RAW RECORDS =
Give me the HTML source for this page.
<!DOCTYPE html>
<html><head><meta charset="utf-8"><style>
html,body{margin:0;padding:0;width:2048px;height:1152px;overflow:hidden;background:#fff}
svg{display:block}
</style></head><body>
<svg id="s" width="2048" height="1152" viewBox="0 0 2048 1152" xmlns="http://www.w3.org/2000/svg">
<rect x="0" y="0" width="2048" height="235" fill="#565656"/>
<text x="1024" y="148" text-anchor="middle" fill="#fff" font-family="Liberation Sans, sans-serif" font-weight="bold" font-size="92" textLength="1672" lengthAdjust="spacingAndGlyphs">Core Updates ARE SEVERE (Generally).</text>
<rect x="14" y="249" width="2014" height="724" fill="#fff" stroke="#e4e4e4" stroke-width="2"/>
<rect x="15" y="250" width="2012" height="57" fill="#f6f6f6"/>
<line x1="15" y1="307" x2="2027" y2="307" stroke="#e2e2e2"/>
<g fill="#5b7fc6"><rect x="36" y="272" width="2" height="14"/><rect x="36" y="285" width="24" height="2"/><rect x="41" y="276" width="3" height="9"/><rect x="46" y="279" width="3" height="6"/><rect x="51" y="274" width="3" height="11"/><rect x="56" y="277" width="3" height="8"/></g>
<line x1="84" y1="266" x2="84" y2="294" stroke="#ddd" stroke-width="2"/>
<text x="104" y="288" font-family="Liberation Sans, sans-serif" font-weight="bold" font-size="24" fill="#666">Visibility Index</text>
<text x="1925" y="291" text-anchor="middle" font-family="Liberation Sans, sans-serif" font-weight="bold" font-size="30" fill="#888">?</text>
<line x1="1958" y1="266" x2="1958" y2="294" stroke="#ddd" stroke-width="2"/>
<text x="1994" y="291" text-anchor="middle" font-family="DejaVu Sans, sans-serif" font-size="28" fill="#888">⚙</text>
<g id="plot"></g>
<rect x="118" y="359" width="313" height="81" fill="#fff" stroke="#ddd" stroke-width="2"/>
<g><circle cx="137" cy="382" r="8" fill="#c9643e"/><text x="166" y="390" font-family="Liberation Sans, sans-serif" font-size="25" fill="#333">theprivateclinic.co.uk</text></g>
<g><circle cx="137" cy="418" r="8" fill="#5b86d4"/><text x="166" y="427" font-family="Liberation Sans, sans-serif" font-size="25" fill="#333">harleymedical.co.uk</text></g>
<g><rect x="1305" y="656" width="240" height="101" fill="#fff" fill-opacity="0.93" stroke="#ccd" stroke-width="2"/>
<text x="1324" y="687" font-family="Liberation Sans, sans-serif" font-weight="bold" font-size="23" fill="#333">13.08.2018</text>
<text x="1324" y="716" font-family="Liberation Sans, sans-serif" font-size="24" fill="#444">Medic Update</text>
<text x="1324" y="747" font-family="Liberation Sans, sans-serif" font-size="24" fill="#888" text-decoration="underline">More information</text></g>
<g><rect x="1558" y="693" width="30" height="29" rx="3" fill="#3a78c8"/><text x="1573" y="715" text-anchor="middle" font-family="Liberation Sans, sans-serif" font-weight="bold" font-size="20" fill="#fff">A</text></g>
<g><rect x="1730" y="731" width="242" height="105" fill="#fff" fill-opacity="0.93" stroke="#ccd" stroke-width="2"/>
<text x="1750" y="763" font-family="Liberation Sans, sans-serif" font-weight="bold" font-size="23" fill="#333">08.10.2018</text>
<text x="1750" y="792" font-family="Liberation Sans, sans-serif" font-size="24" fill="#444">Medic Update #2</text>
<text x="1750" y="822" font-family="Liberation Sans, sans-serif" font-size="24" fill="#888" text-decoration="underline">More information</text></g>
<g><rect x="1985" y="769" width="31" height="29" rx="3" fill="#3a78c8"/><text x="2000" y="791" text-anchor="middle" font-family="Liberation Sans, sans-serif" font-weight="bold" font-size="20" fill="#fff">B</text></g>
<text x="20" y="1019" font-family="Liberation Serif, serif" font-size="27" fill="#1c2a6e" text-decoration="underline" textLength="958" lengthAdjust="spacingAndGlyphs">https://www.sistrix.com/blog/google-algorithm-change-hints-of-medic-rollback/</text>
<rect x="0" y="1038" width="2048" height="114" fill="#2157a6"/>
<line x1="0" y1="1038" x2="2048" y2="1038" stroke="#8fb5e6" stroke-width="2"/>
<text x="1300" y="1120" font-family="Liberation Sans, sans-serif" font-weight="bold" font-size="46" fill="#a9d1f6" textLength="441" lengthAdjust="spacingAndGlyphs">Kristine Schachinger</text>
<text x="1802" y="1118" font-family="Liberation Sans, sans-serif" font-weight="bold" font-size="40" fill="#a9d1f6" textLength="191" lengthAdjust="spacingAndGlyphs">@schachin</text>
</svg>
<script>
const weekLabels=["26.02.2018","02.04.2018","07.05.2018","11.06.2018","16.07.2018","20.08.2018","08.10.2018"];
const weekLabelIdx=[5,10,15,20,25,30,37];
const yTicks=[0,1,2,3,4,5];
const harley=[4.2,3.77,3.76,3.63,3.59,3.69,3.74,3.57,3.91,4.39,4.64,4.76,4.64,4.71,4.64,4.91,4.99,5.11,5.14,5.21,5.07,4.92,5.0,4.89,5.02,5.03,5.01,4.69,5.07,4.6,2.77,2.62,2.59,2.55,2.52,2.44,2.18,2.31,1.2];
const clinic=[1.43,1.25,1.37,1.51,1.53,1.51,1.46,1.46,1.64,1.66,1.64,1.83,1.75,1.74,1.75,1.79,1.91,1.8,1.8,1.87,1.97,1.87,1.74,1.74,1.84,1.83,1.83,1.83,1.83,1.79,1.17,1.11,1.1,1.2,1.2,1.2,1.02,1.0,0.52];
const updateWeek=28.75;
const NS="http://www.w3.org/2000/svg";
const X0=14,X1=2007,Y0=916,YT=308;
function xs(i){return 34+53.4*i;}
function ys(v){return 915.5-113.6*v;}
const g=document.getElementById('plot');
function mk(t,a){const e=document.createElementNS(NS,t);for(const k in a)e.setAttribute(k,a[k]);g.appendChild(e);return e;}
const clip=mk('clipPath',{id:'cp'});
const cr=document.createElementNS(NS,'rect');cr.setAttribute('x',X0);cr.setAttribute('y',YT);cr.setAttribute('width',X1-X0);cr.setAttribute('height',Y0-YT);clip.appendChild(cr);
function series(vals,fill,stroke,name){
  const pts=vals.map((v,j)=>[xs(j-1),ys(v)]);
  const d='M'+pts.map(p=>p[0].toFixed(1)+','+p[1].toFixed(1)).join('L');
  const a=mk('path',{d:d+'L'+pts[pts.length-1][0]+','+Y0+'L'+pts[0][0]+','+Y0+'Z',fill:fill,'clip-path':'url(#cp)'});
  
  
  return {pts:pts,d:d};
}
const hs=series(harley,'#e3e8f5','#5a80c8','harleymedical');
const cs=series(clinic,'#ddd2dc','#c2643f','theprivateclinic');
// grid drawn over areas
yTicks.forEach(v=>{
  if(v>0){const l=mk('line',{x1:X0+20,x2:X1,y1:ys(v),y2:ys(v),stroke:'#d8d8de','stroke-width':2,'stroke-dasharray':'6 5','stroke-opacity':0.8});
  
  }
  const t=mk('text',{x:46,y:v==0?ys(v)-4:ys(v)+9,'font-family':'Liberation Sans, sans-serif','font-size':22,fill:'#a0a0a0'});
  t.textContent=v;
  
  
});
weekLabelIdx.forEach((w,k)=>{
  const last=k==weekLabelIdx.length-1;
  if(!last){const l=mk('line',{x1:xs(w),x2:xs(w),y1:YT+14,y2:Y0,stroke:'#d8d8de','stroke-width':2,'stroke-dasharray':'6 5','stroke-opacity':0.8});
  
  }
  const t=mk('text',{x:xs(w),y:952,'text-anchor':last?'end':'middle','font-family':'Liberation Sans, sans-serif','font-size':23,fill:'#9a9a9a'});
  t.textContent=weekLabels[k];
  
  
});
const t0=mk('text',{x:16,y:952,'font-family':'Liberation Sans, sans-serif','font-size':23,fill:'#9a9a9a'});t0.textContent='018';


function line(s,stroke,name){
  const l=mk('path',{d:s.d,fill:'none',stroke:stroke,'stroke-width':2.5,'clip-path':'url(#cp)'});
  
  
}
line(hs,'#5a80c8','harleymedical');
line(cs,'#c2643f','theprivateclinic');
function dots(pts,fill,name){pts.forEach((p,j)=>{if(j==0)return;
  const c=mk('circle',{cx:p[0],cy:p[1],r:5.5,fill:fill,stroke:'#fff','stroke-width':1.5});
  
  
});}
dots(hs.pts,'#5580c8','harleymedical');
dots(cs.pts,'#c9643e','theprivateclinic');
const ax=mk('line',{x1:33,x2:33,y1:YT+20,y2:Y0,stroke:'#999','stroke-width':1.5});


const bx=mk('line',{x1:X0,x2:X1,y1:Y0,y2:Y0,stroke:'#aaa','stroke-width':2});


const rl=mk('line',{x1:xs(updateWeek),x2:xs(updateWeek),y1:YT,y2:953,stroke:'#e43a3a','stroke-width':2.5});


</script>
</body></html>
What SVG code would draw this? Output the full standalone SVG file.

WHAT IS REQUIRED =
Every line that holds the word "this" should be extracted.

THE REPLY =
Give me the HTML source for this page.
What SVG code would draw this? Output the full standalone SVG file.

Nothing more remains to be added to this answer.